The batching's audit trail is intact: the history row records the originating PR number and the closing PR number, so a future reader traces from the row to both the source and the fix in one hop. The discipline is preserved; only the ship-immediacy is relaxed.
Red Flags
/validate-pr skipped because "no findings expected" , every merge generates new state worth checking; the per-PR record is the proof-of-check.
- Findings surfaced but not triaged.
- Per-PR record file omitted because "no findings" , the history row substitutes; both record absence-of-finding so future readers know the check ran.
- Hot-fix PR opened without its own
/validate-pr run after merging.
- Cross-reference check skipped because "Subagent A already covered it" , Subagent A reviews the touched files; the cross-reference check reviews the FILES THAT CITE the touched files. Different scope; both required.
Verification
The PR-scoped sweep is complete when:
- Mechanical baseline confirmed clean on post-merge state.
- Subagent A has been dispatched on the PR's diff and returned findings (or zero-findings).
- The cross-reference check has been run on the touched files' citers.
- Findings (if any) are triaged with in-window / out-of-window classification.
- The per-PR record file is written (if findings exist).
- The history file has a new row for this PR.
Common Rationalizations
| Rationalization | Reality |
|---|
| "The PR was small; skip /validate-pr" | Smaller PRs sometimes have cross-references missed because the orchestrator didn't think they were worth checking. Run it every merge. |
| "The next PR will catch any issues" | Maybe; but compounding is faster. Catch at the merge, not five PRs later. |
| "This is redundant with the corpus-wide /validate" | They're complementary. /validate runs every 10 merges; /validate-pr catches issues in the 9 PRs between sweeps. |
| "Cross-reference check is too expensive" | It's bounded to the citers of the touched files; typically 0-5 files per check.
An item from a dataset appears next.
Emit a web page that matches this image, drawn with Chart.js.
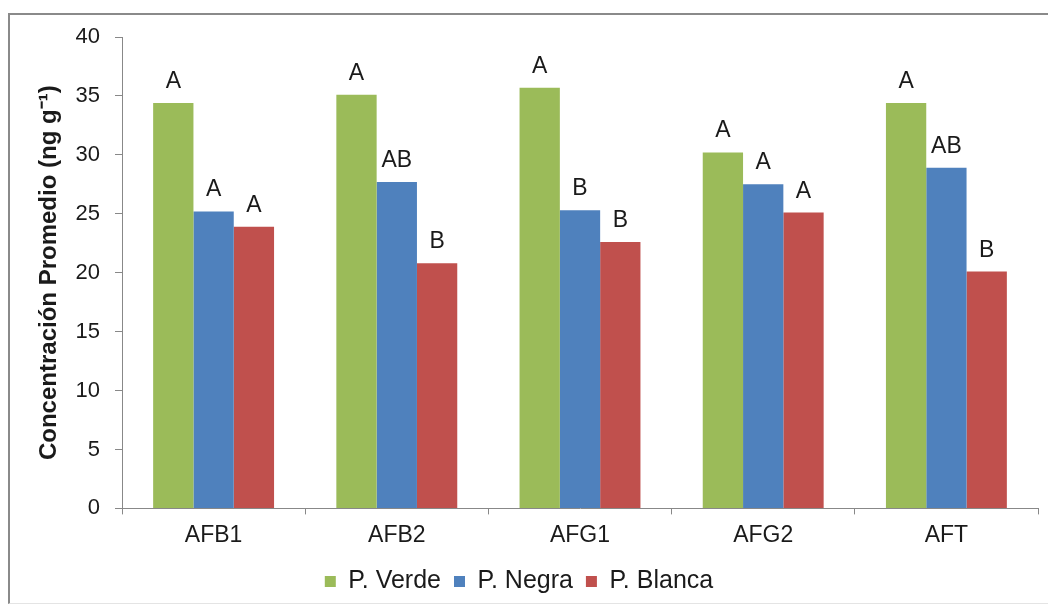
<!DOCTYPE html>
<html>
<head>
<meta charset="utf-8">
<script src="https://cdn.jsdelivr.net/npm/chart.js@4.4.1/dist/chart.umd.min.js"></script>
<style>
  html, body { margin: 0; padding: 0; background: #fff; }
  #wrap { position: relative; width: 1048px; height: 610px; overflow: hidden; }
  #frame { position: absolute; left: 8px; top: 13px; width: 1060px; height: 591px;
           border: 2px solid #8a8a8a; border-bottom: 1px solid #e4e4e4; box-sizing: border-box; }
  #c { position: absolute; left: 0; top: 0; }
</style>
</head>
<body>
<div id="wrap">
  <div id="frame"></div>
  <canvas id="c" width="1048" height="610"></canvas>
</div>
<script>
const categories = ['AFB1', 'AFB2', 'AFG1', 'AFG2', 'AFT'];
const verde  = [34.4, 35.1, 35.7, 30.2, 34.4];
const negra  = [25.2, 27.7, 25.3, 27.5, 28.9];
const blanca = [23.9, 20.8, 22.6, 25.1, 20.1];
const letrasVerde  = ['A', 'A', 'A', 'A', 'A'];
const letrasNegra  = ['A', 'AB', 'B', 'A', 'AB'];
const letrasBlanca = ['A', 'B', 'B', 'A', 'B'];
const yTicks = [0, 5, 10, 15, 20, 25, 30, 35, 40];

const FONT = '"Liberation Sans", Arial, sans-serif';

// letras de significancia encima de cada barra
const letrasPlugin = {
  id: 'letras',
  afterDatasetsDraw(chart) {
    const ctx = chart.ctx;
    ctx.save();
    ctx.font = '23px ' + FONT;
    ctx.fillStyle = '#1a1a1a';
    ctx.textAlign = 'center';
    ctx.textBaseline = 'alphabetic';
    chart.data.datasets.forEach((ds, i) => {
      const meta = chart.getDatasetMeta(i);
      meta.data.forEach((bar, j) => {
        ctx.fillText(ds.letras[j], bar.x, bar.y - 15);
      });
    });
    ctx.restore();
  }
};

new Chart(document.getElementById('c'), {
  type: 'bar',
  data: {
    labels: categories,
    datasets: [
      { label: 'P. Verde', data: verde, letras: letrasVerde, backgroundColor: '#9bbb59' },
      { label: 'P. Negra', data: negra, letras: letrasNegra, backgroundColor: '#4f81bd' },
      { label: 'P. Blanca', data: blanca, letras: letrasBlanca, backgroundColor: '#c0504d' }
    ]
  },
  options: {
    responsive: false,
    animation: false,
    datasets: { bar: { categoryPercentage: 0.66, barPercentage: 1.0 } },
    layout: { padding: { left: 0, right: 10, top: 37, bottom: 6 } },
    plugins: {
      tooltip: { enabled: false },
      legend: {
        position: 'bottom',
        labels: {
          font: { size: 25, family: FONT },
          color: '#1a1a1a',
          boxWidth: 11, boxHeight: 11,
          padding: 13
        }
      }
    },
    scales: {
      x: {
        grid: { display: true, drawOnChartArea: false, offset: true, tickLength: 6, color: '#888' },
        border: { display: true, color: '#888' },
        ticks: { font: { size: 23, family: FONT }, color: '#1a1a1a', padding: 7 }
      },
      y: {
        min: 0, max: 40,
        afterBuildTicks: s => { s.ticks = yTicks.map(v => ({ value: v })); },
        afterFit: s => { s.width = 122; },
        grid: { display: true, drawOnChartArea: false, tickLength: 7, color: '#888' },
        border: { display: true, color: '#888' },
        ticks: { font: { size: 22, family: FONT }, color: '#1a1a1a', padding: 15 },
        title: {
          display: true,
          text: 'Concentración Promedio (ng g⁻¹)',
          font: { size: 24, weight: 'bold', family: FONT },
          color: '#1a1a1a',
          padding: { top: 35, bottom: 0 }
        }
      }
    }
  },
  plugins: [letrasPlugin]
});
</script>
</body>
</html>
Cheap. |
| "If CI passed, the PR is clean" | CI catches mechanical defects; /validate-pr catches semantic defects (stale prose, cross-document drift) that mechanical gates do not. |
See Also
- Sibling skill
validation-sweep (slash command /validate): corpus-wide periodic sweep.
- Related skill
pr-retrospective (slash command /retro): consumes /validate-pr findings as input for the post-merge retrospective and improvement-log register.
- Canonical rule
evidence-grounded-completion: the assertion-side discipline this skill operationalizes.
- Canonical rule
ai-assistant-workflow-disciplines: the workflow disciplines this skill supports; PR-scoped validation is the "every merge" discipline that complements the "every 10 merges" full sweep.
- Pre-flight scanner
tools/sweep-preflight-scanner.py: the deterministic pre-flight check shared with the corpus-wide skill.
Why this skill exists
The corpus-wide /validate sweep runs every 10 merges (or maintainer-triggered). Between sweeps, issues introduced by individual PRs compound silently: a PR touches file A; subsequent PRs cite the changed file A; the citation may have been stale from the start, but no one checks until the next corpus-wide sweep. By then, the issue has been re-cited in 5+ places.
/validate-pr closes this gap. Run after every merge, it catches PR-introduced issues at the moment they appear, before they compound. The cost is modest (~30-60k tokens per merge); the benefit is keeping the corpus-wide sweep's iteration count low and the per-PR feedback loop tight.
For AI coding assistants specifically: when you have just merged a PR, your default next step is /validate-pr, then /retro, then the next PR's planning. The three together close the per-PR loop; the corpus-wide /validate closes the wider loop on its own cadence.